_AIM OF THE EXERCISE_
Output the material word for word. Leave each picture out.

_DATA EXCERPT_
━━━━━━━━
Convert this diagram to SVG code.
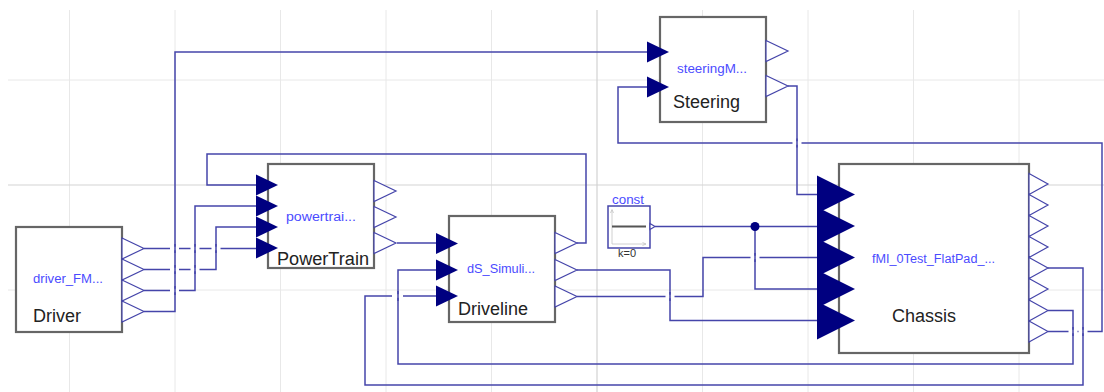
<svg xmlns="http://www.w3.org/2000/svg" xmlns:xlink="http://www.w3.org/1999/xlink" width="1104" height="392" viewBox="0 0 1104 392">
<style>
.grid{stroke:#e8e8e8;stroke-width:1;fill:none}
.axis{stroke:#d3d3d3;stroke-width:1.2;fill:none}
.box{fill:#fff;stroke:#666;stroke-width:2.2}
.conn{fill:none;stroke:#4545aa;stroke-width:1.5}
.gap{fill:none;stroke:#fff;stroke-width:3.5}
.in{fill:#000080}
.out{fill:#fff;stroke:#4545aa;stroke-width:1.2}
.name{font-family:"Liberation Sans",Arial,sans-serif;font-size:12.5px;fill:#4b4bff}
.label{font-family:"Liberation Sans",Arial,sans-serif;font-size:18px;fill:#222}
</style>
<defs>
<polygon id="tin" class="in" points="0,-10.5 22,0 0,10.5"/>
<polygon id="tout" class="out" points="0,-10.5 22,0 0,10.5"/>
<polygon id="cin" class="in" points="0,-19 38,0 0,19"/>
<polygon id="cout" class="out" points="0,-10.5 19,0 0,10.5"/>
</defs>
<rect width="1104" height="392" fill="#fff"/>
<g id="grid">
<path class="grid" d="M69.5,10V392M175,10V392M280.5,10V392M386,10V392M491.5,10V392M702.5,10V392M808,10V392M913.5,10V392M1019,10V392M8,80H1104M8,290H1104"/>
<path class="axis" d="M597,10V392M8,185H1104"/>
</g>
<g id="connectors">
<path class="conn" d="M144,248.5H256"/>
<path class="conn" d="M144,269.5H216V227H256"/>
<path class="conn" d="M144,290.5H195V206H256"/>
<path class="conn" d="M144,311.5H175V52H647"/>
<path class="conn" d="M577,243H586V154H207V185H256"/>
<path class="conn" d="M397,243H436"/>
<path class="conn" d="M577,270H670V320.5H817"/>
<path class="conn" d="M577,296.5H703V257.5H817"/>
<path class="conn" d="M655,226.5H817"/>
<path class="conn" d="M755,226.5V289H817"/>
<path class="conn" d="M788,86H797V194.5H817"/>
<path class="conn" d="M1048,331.5H1102V143H618V87H647"/>
<path class="conn" d="M1048,310.5H1073V364H398V270H436"/>
<path class="conn" d="M1048,268H1083V385H365V296H436"/>
<path class="gap" d="M170,248.5h9M190.5,248.5h9M211.5,248.5h9M170,269.5h9M190.5,269.5h9M170,290.5h9M392,296h11M665.5,296.5h9M750.5,257.5h9M792.5,143h9M1068.5,331.5h9M1078.5,331.5h9"/>
<path class="conn" d="M175,244v9M195,244v9M216,244v9M175,265v9M195,265v9M175,286v9M398,291v10M670,292v9M755,253v9M797,138.5v9M1073,327v9M1083,327v9"/>
<circle cx="755" cy="226.5" r="4.5" fill="#000080"/>
</g>
<g id="driver">
<rect class="box" x="16" y="227" width="106" height="105"/>
<use xlink:href="#tout" x="122" y="248.5"/>
<use xlink:href="#tout" x="122" y="269.5"/>
<use xlink:href="#tout" x="122" y="290.5"/>
<use xlink:href="#tout" x="122" y="311.5"/>
<text class="name" x="33" y="283" textLength="70" lengthAdjust="spacingAndGlyphs">driver_FM...</text>
<text class="label" x="33" y="322">Driver</text>
</g>
<g id="powertrain">
<rect class="box" x="268" y="164" width="106" height="104"/>
<use xlink:href="#tin" x="256" y="185"/>
<use xlink:href="#tin" x="256" y="206"/>
<use xlink:href="#tin" x="256" y="227"/>
<use xlink:href="#tin" x="256" y="248"/>
<use xlink:href="#tout" x="374" y="191"/>
<use xlink:href="#tout" x="374" y="217"/>
<use xlink:href="#tout" x="374" y="243"/>
<text class="name" x="286" y="221" textLength="70" lengthAdjust="spacingAndGlyphs">powertrai...</text>
<text class="label" x="277" y="265" textLength="92" lengthAdjust="spacingAndGlyphs">PowerTrain</text>
</g>
<g id="driveline">
<rect class="box" x="449" y="216" width="106" height="106"/>
<use xlink:href="#tin" x="436" y="243.5"/>
<use xlink:href="#tin" x="436" y="270"/>
<use xlink:href="#tin" x="436" y="296"/>
<use xlink:href="#tout" x="555" y="243"/>
<use xlink:href="#tout" x="555" y="270"/>
<use xlink:href="#tout" x="555" y="296.5"/>
<text class="name" x="467" y="273" textLength="68" lengthAdjust="spacingAndGlyphs">dS_Simuli...</text>
<text class="label" x="458" y="315">Driveline</text>
</g>
<g id="const">
<rect x="608" y="206" width="42" height="42" fill="#fff" stroke="#4545aa" stroke-width="1.5"/>
<path d="M612,244V210M610.5,213L612,209.5L613.5,213M612,244H646M642.5,242.5L646,244L642.5,245.5" fill="none" stroke="#c4c4c4" stroke-width="0.8"/>
<path d="M612,226.5H646" stroke="#555" stroke-width="2"/>
<polygon class="out" points="650,223.5 655,226.5 650,229.5"/>
<text class="name" x="612" y="204" font-size="13" textLength="32" lengthAdjust="spacingAndGlyphs">const</text>
<text x="618" y="257" font-family="Liberation Sans,Arial,sans-serif" font-size="11" fill="#333">k=0</text>
</g>
<g id="steering">
<rect class="box" x="660" y="17" width="106" height="105"/>
<use xlink:href="#tin" x="647" y="52"/>
<use xlink:href="#tin" x="647" y="87"/>
<use xlink:href="#tout" x="766" y="51"/>
<use xlink:href="#tout" x="766" y="86"/>
<text class="name" x="677" y="73" textLength="70" lengthAdjust="spacingAndGlyphs">steeringM...</text>
<text class="label" x="673" y="108">Steering</text>
</g>
<g id="chassis">
<rect class="box" x="839" y="164" width="190" height="189"/>
<use xlink:href="#cin" x="817" y="194.5"/>
<use xlink:href="#cin" x="817" y="226"/>
<use xlink:href="#cin" x="817" y="257.5"/>
<use xlink:href="#cin" x="817" y="289"/>
<use xlink:href="#cin" x="817" y="320.5"/>
<use xlink:href="#cout" x="1029" y="184"/>
<use xlink:href="#cout" x="1029" y="205"/>
<use xlink:href="#cout" x="1029" y="226"/>
<use xlink:href="#cout" x="1029" y="247"/>
<use xlink:href="#cout" x="1029" y="268"/>
<use xlink:href="#cout" x="1029" y="289"/>
<use xlink:href="#cout" x="1029" y="310.5"/>
<use xlink:href="#cout" x="1029" y="331.5"/>
<text class="name" x="872" y="263" textLength="123" lengthAdjust="spacingAndGlyphs">fMI_0Test_FlatPad_...</text>
<text class="label" x="892" y="322">Chassis</text>
</g>
</svg>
━━━━━━━━
_CORRECT ANSWER_
Convert this diagram to SVG code.
<svg xmlns="http://www.w3.org/2000/svg" xmlns:xlink="http://www.w3.org/1999/xlink" width="1104" height="392" viewBox="0 0 1104 392">
<style>
.grid{stroke:#e8e8e8;stroke-width:1;fill:none}
.axis{stroke:#d3d3d3;stroke-width:1.2;fill:none}
.box{fill:#fff;stroke:#666;stroke-width:2.2}
.conn{fill:none;stroke:#4545aa;stroke-width:1.5}
.gap{fill:none;stroke:#fff;stroke-width:3.5}
.in{fill:#000080}
.out{fill:#fff;stroke:#4545aa;stroke-width:1.2}
.name{font-family:"Liberation Sans",Arial,sans-serif;font-size:12.5px;fill:#4b4bff}
.label{font-family:"Liberation Sans",Arial,sans-serif;font-size:18px;fill:#222}
</style>
<defs>
<polygon id="tin" class="in" points="0,-10.5 22,0 0,10.5"/>
<polygon id="tout" class="out" points="0,-10.5 22,0 0,10.5"/>
<polygon id="cin" class="in" points="0,-19 38,0 0,19"/>
<polygon id="cout" class="out" points="0,-10.5 19,0 0,10.5"/>
</defs>
<rect width="1104" height="392" fill="#fff"/>
<g id="grid">
<path class="grid" d="M69.5,10V392M175,10V392M280.5,10V392M386,10V392M491.5,10V392M702.5,10V392M808,10V392M913.5,10V392M1019,10V392M8,80H1104M8,290H1104"/>
<path class="axis" d="M597,10V392M8,185H1104"/>
</g>
<g id="connectors">
<path class="conn" d="M144,248.5H256"/>
<path class="conn" d="M144,269.5H216V227H256"/>
<path class="conn" d="M144,290.5H195V206H256"/>
<path class="conn" d="M144,311.5H175V52H647"/>
<path class="conn" d="M577,243H586V154H207V185H256"/>
<path class="conn" d="M397,243H436"/>
<path class="conn" d="M577,270H670V320.5H817"/>
<path class="conn" d="M577,296.5H703V257.5H817"/>
<path class="conn" d="M655,226.5H817"/>
<path class="conn" d="M755,226.5V289H817"/>
<path class="conn" d="M788,86H797V194.5H817"/>
<path class="conn" d="M1048,331.5H1102V143H618V87H647"/>
<path class="conn" d="M1048,310.5H1073V364H398V270H436"/>
<path class="conn" d="M1048,268H1083V385H365V296H436"/>
<path class="gap" d="M170,248.5h9M190.5,248.5h9M211.5,248.5h9M170,269.5h9M190.5,269.5h9M170,290.5h9M392,296h11M665.5,296.5h9M750.5,257.5h9M792.5,143h9M1068.5,331.5h9M1078.5,331.5h9"/>
<path class="conn" d="M175,244v9M195,244v9M216,244v9M175,265v9M195,265v9M175,286v9M398,291v10M670,292v9M755,253v9M797,138.5v9M1073,327v9M1083,327v9"/>
<circle cx="755" cy="226.5" r="4.5" fill="#000080"/>
</g>
<g id="driver">
<rect class="box" x="16" y="227" width="106" height="105"/>
<use xlink:href="#tout" x="122" y="248.5"/>
<use xlink:href="#tout" x="122" y="269.5"/>
<use xlink:href="#tout" x="122" y="290.5"/>
<use xlink:href="#tout" x="122" y="311.5"/>
<text class="name" x="33" y="283" textLength="70" lengthAdjust="spacingAndGlyphs">driver_FM...</text>
<text class="label" x="33" y="322">Driver</text>
</g>
<g id="powertrain">
<rect class="box" x="268" y="164" width="106" height="104"/>
<use xlink:href="#tin" x="256" y="185"/>
<use xlink:href="#tin" x="256" y="206"/>
<use xlink:href="#tin" x="256" y="227"/>
<use xlink:href="#tin" x="256" y="248"/>
<use xlink:href="#tout" x="374" y="191"/>
<use xlink:href="#tout" x="374" y="217"/>
<use xlink:href="#tout" x="374" y="243"/>
<text class="name" x="286" y="221" textLength="70" lengthAdjust="spacingAndGlyphs">powertrai...</text>
<text class="label" x="277" y="265" textLength="92" lengthAdjust="spacingAndGlyphs">PowerTrain</text>
</g>
<g id="driveline">
<rect class="box" x="449" y="216" width="106" height="106"/>
<use xlink:href="#tin" x="436" y="243.5"/>
<use xlink:href="#tin" x="436" y="270"/>
<use xlink:href="#tin" x="436" y="296"/>
<use xlink:href="#tout" x="555" y="243"/>
<use xlink:href="#tout" x="555" y="270"/>
<use xlink:href="#tout" x="555" y="296.5"/>
<text class="name" x="467" y="273" textLength="68" lengthAdjust="spacingAndGlyphs">dS_Simuli...</text>
<text class="label" x="458" y="315">Driveline</text>
</g>
<g id="const">
<rect x="608" y="206" width="42" height="42" fill="#fff" stroke="#4545aa" stroke-width="1.5"/>
<path d="M612,244V210M610.5,213L612,209.5L613.5,213M612,244H646M642.5,242.5L646,244L642.5,245.5" fill="none" stroke="#c4c4c4" stroke-width="0.8"/>
<path d="M612,226.5H646" stroke="#555" stroke-width="2"/>
<polygon class="out" points="650,223.5 655,226.5 650,229.5"/>
<text class="name" x="612" y="204" font-size="13" textLength="32" lengthAdjust="spacingAndGlyphs">const</text>
<text x="618" y="257" font-family="Liberation Sans,Arial,sans-serif" font-size="11" fill="#333">k=0</text>
</g>
<g id="steering">
<rect class="box" x="660" y="17" width="106" height="105"/>
<use xlink:href="#tin" x="647" y="52"/>
<use xlink:href="#tin" x="647" y="87"/>
<use xlink:href="#tout" x="766" y="51"/>
<use xlink:href="#tout" x="766" y="86"/>
<text class="name" x="677" y="73" textLength="70" lengthAdjust="spacingAndGlyphs">steeringM...</text>
<text class="label" x="673" y="108">Steering</text>
</g>
<g id="chassis">
<rect class="box" x="839" y="164" width="190" height="189"/>
<use xlink:href="#cin" x="817" y="194.5"/>
<use xlink:href="#cin" x="817" y="226"/>
<use xlink:href="#cin" x="817" y="257.5"/>
<use xlink:href="#cin" x="817" y="289"/>
<use xlink:href="#cin" x="817" y="320.5"/>
<use xlink:href="#cout" x="1029" y="184"/>
<use xlink:href="#cout" x="1029" y="205"/>
<use xlink:href="#cout" x="1029" y="226"/>
<use xlink:href="#cout" x="1029" y="247"/>
<use xlink:href="#cout" x="1029" y="268"/>
<use xlink:href="#cout" x="1029" y="289"/>
<use xlink:href="#cout" x="1029" y="310.5"/>
<use xlink:href="#cout" x="1029" y="331.5"/>
<text class="name" x="872" y="263" textLength="123" lengthAdjust="spacingAndGlyphs">fMI_0Test_FlatPad_...</text>
<text class="label" x="892" y="322">Chassis</text>
</g>
</svg>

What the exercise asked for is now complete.